国土交通省は12日、鉄道・運輸機構から申請のあった九州新幹線(西九州ルート)武雄温泉~長崎間の工事実施計画の変更について、4月12日付で認可を行ったと発表した。この中で、佐世保線複線化工事の区間を大町~高橋間に変更することも発表された。

  • 佐世保線武雄温泉駅。ここから長崎駅まで九州新幹線(西九州ルート)の建設が進む

九州新幹線西九州ルートは「佐賀市付近を経由して福岡市と長崎市を結ぶ路線」とされ、2012年6月に武雄温泉~長崎間で標準軌による工事実施計画の認可を受け、工事に着手。あわせてフリーゲージトレイン(軌間可変電車)の導入を前提に、在来線区間の新鳥栖~武雄温泉間を活用し、単線となっている佐世保線肥前山口~武雄温泉間で複線化事業の実施も予定されていた。今回の変更認可により、武雄温泉~長崎間の工事費が変更され、現認可額の約5,009億円から約6,197億円へ、1,188億円の増加となる。

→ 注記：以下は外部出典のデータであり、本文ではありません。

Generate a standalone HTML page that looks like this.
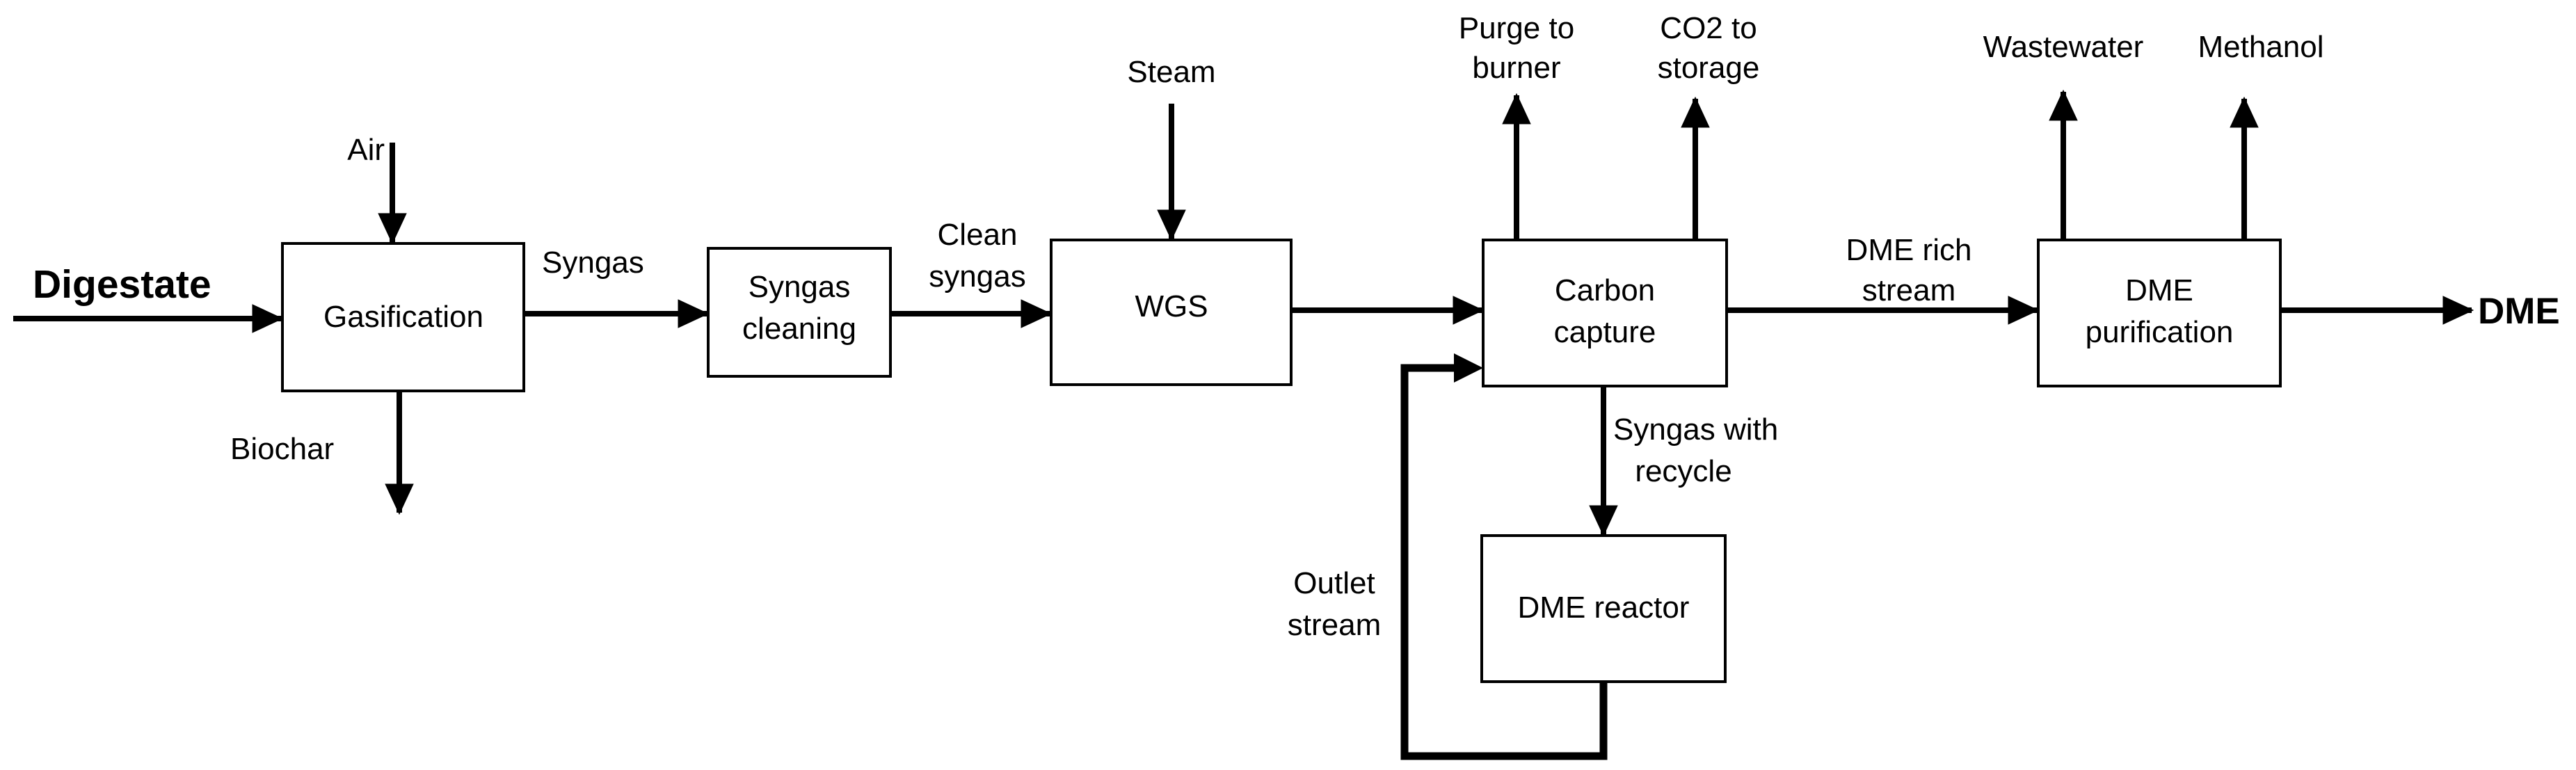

工事費の変更に関して、外的要因としての「労務単価の上昇等による増」(518億円)と「耐震設計標準の改訂等による増」(109億円)、事業実施にともなう「関係機関との協議による増」(439億円)と「現地状況の精査による増」(297億円)などを挙げる。発生土の運搬先の見直し等によるコスト縮減(175億円)もあり、増加額は1,188億円とされた。

  • 九州新幹線武雄温泉~長崎間の工事費など変更(出典 : 国土交通省報道発表資料)

今回の変更認可で、佐世保線複線化工事の区間も肥前山口~武雄温泉間から大町~高橋間に変更。フリーゲージトレインの導入断念にともなう変更とされ、佐世保線複線化工事の区間は短縮となるが、大町~高橋間の複線化により、「武雄温泉駅での対面乗換方式による開業に伴う特急列車の本数の増加に対応可能」と説明している。